The Great Efluvium

Mmmmmmmmm. Don’t quite no where to start with this, many people obviously don’t know much about life before the bacteria therory took hold. In medieval times in England most people did not wash. Period. The layer of grime was protective – if you washed it off you opened yourself to the humours,

By the time these pictures were taken people maybe bathed every year or so, if that. They stank, but it was your own stink and since a family shared the same smell (same bacteria) it was fine, plus you could tell if a person was a stranger ‘cos they smelled funny. Same thing nowadays when you go into someone else’s home, there a subtly, or not, different pong than the way your house smells. Or you might be reminded of some other place because of smell’s ability to prompt recall of other places and times. So these Victorian guys and women would smell, they’d be rankly offensive to modern notions of cleanliness, hygeine, you name it.

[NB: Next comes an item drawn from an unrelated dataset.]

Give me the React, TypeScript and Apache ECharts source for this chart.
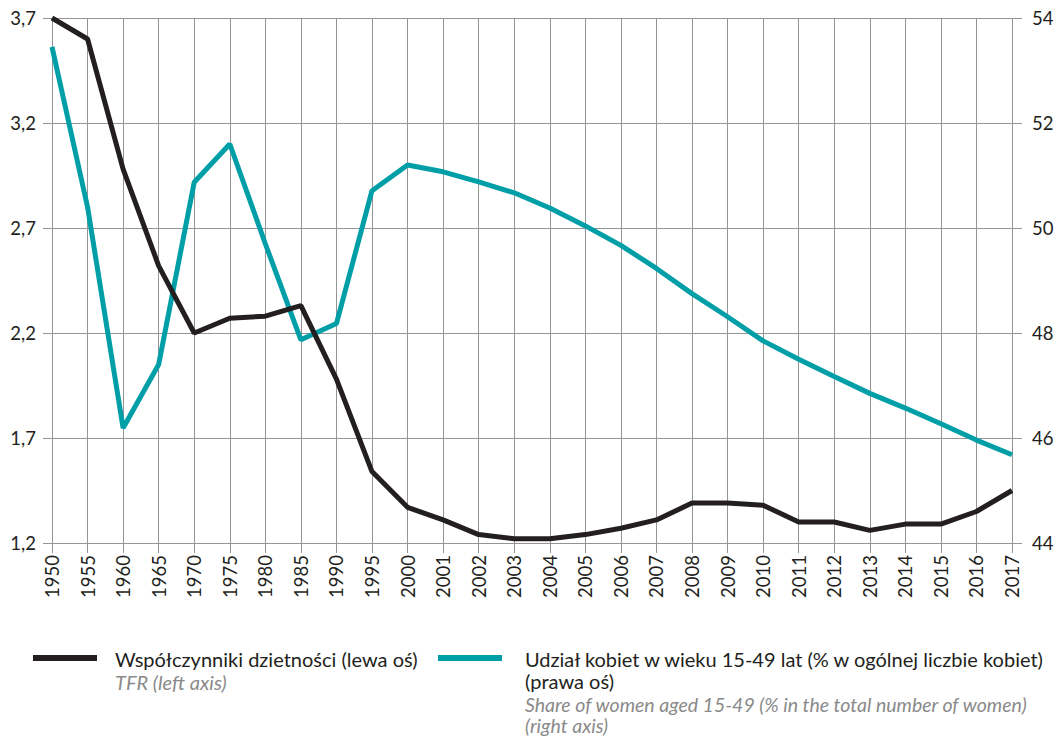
import React, { useEffect, useRef } from "react";
import * as echarts from "echarts";

const years = ["1950","1955","1960","1965","1970","1975","1980","1985","1990","1995","2000","2001","2002","2003","2004","2005","2006","2007","2008","2009","2010","2011","2012","2013","2014","2015","2016","2017"];
const tfr = [3.70,3.60,2.98,2.52,2.20,2.27,2.28,2.33,1.98,1.54,1.37,1.31,1.24,1.22,1.22,1.24,1.27,1.31,1.39,1.39,1.38,1.30,1.30,1.26,1.29,1.29,1.35,1.45];
const women = [53.45,50.40,46.19,47.40,50.87,51.60,49.70,47.87,48.18,50.71,51.20,51.07,50.88,50.67,50.38,50.04,49.67,49.23,48.75,48.31,47.85,47.50,47.17,46.85,46.57,46.27,45.96,45.68];
const tfrBase = 1.2;
const leftMax = 3.7;
const leftStep = 0.5;
const rightMin = 44;
const rightMax = 54;
const rightStep = 2;

const BLACK = "#231f20";
const TEAL = "#009fa8";
const GRID = "#949494";
const GRAY_TEXT = "#8a8a8a";
const FONT = "Lato, 'Noto Sans', sans-serif";

export default function App() {
  const ref = useRef<HTMLDivElement>(null);
  useEffect(() => {
    document.body.style.margin = "0";
    const chart = echarts.init(ref.current!, null, { renderer: "svg" });
    chart.setOption({
      animation: false,
      backgroundColor: "#ffffff",
      grid: { left: 52, right: 49, top: 18, bottom: 193, containLabel: false },
      xAxis: {
        type: "category",
        data: years,
        boundaryGap: false,
        axisLine: { show: true, lineStyle: { color: GRID, width: 1 } },
        axisTick: { show: true, length: 10, lineStyle: { color: GRID } },
        splitLine: { show: true, lineStyle: { color: GRID, width: 1 } },
        axisLabel: { rotate: 90, color: BLACK, fontSize: 18.5, fontFamily: FONT, margin: 12, interval: 0 },
      },
      yAxis: [
        {
          type: "value",
          min: 0,
          max: leftMax - tfrBase,
          interval: leftStep,
          axisLine: { show: false },
          axisTick: { show: true, length: 9, lineStyle: { color: GRID } },
          splitLine: { show: true, lineStyle: { color: GRID, width: 1 } },
          axisLabel: {
            color: BLACK, fontSize: 18.5, fontFamily: FONT, margin: 16,
            formatter: (v: number) => (v + tfrBase).toFixed(1).replace(".", ","),
          },
        },
        {
          type: "value",
          position: "right",
          min: rightMin,
          max: rightMax,
          interval: rightStep,
          axisLine: { show: false },
          axisTick: { show: true, length: 10, lineStyle: { color: GRID } },
          splitLine: { show: false },
          axisLabel: { color: BLACK, fontSize: 18.5, fontFamily: FONT, margin: 20 },
        },
      ],
      series: [
        {
          name: "Udział kobiet w wieku 15-49 lat",
          type: "line",
          yAxisIndex: 1,
          data: women,
          symbol: "none",
          lineStyle: { color: TEAL, width: 5 },
          itemStyle: { color: TEAL },
        },
        {
          name: "Współczynniki dzietności",
          type: "line",
          yAxisIndex: 0,
          data: tfr.map((v) => +(v - tfrBase).toFixed(4)),
          symbol: "none",
          lineStyle: { color: BLACK, width: 5 },
          itemStyle: { color: BLACK },
        },
      ],
      graphic: [
        { type: "line", shape: { x1: 33, y1: 658, x2: 97, y2: 658 }, style: { stroke: BLACK, lineWidth: 6 } },
        { type: "text", x: 115, y: 659, style: { text: "Współczynniki dzietności (lewa oś)", font: `20px ${FONT}`, fill: BLACK, verticalAlign: "middle" } },
        { type: "text", x: 115, y: 682, style: { text: "TFR (left axis)", font: `italic 20px ${FONT}`, fill: GRAY_TEXT, verticalAlign: "middle" } },
        { type: "line", shape: { x1: 438, y1: 658, x2: 502, y2: 658 }, style: { stroke: TEAL, lineWidth: 6 } },
        { type: "text", x: 525, y: 659, style: { text: "Udział kobiet w wieku 15-49 lat (% w ogólnej liczbie kobiet)", font: `20px ${FONT}`, fill: BLACK, verticalAlign: "middle" } },
        { type: "text", x: 525, y: 681, style: { text: "(prawa oś)", font: `20px ${FONT}`, fill: BLACK, verticalAlign: "middle" } },
        { type: "text", x: 525, y: 704, style: { text: "Share of women aged 15-49 (% in the total number of women)", font: `italic 19.5px ${FONT}`, fill: GRAY_TEXT, verticalAlign: "middle" } },
        { type: "text", x: 525, y: 725, style: { text: "(right axis)", font: `italic 19.5px ${FONT}`, fill: GRAY_TEXT, verticalAlign: "middle" } },
      ],
    });
    return () => chart.dispose();
  }, []);
  return <div ref={ref} style={{ width: 1061, height: 736 }} />;
}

It is only recently that I, an Englishman, have learned to shower daily, I grew up in an average middle class home in the 40’s with the weekly bath, and a family towel that was changed when needed. And while I have learned to bathe more frequently, it is just within the last couple of months that I’ve learned to enjoy the pleasures of the shower, rather than the bath.

The fastidious American middle class might think times changed a long time ago, but it didn’t happen quite as long ago as they might hope. The people in these pictures never ever washed their clothes and dry-cleaning hadn’t been invented. Much of London still looked like that when I first went there, the porters in Covent garden still carried those baskets on their heads, the buses, while petrol driven, still had back stairs like those in these photographs of Victorian London. And London was black, with soot a half inch thick in places. Not until October of 1958 when the new coal burning laws kicked in did the awful ‘pea-soup’ fogs stop. In1957, 15,000 old folk died in one memorable smog event, that’s what help change the law.

So take heed and succor – there’s hope to clean things up in our time from the perils of modern diesel pollution, it can be done, because in my living memory things got better, cleaner, healthier. And people don’t stink as much no mo.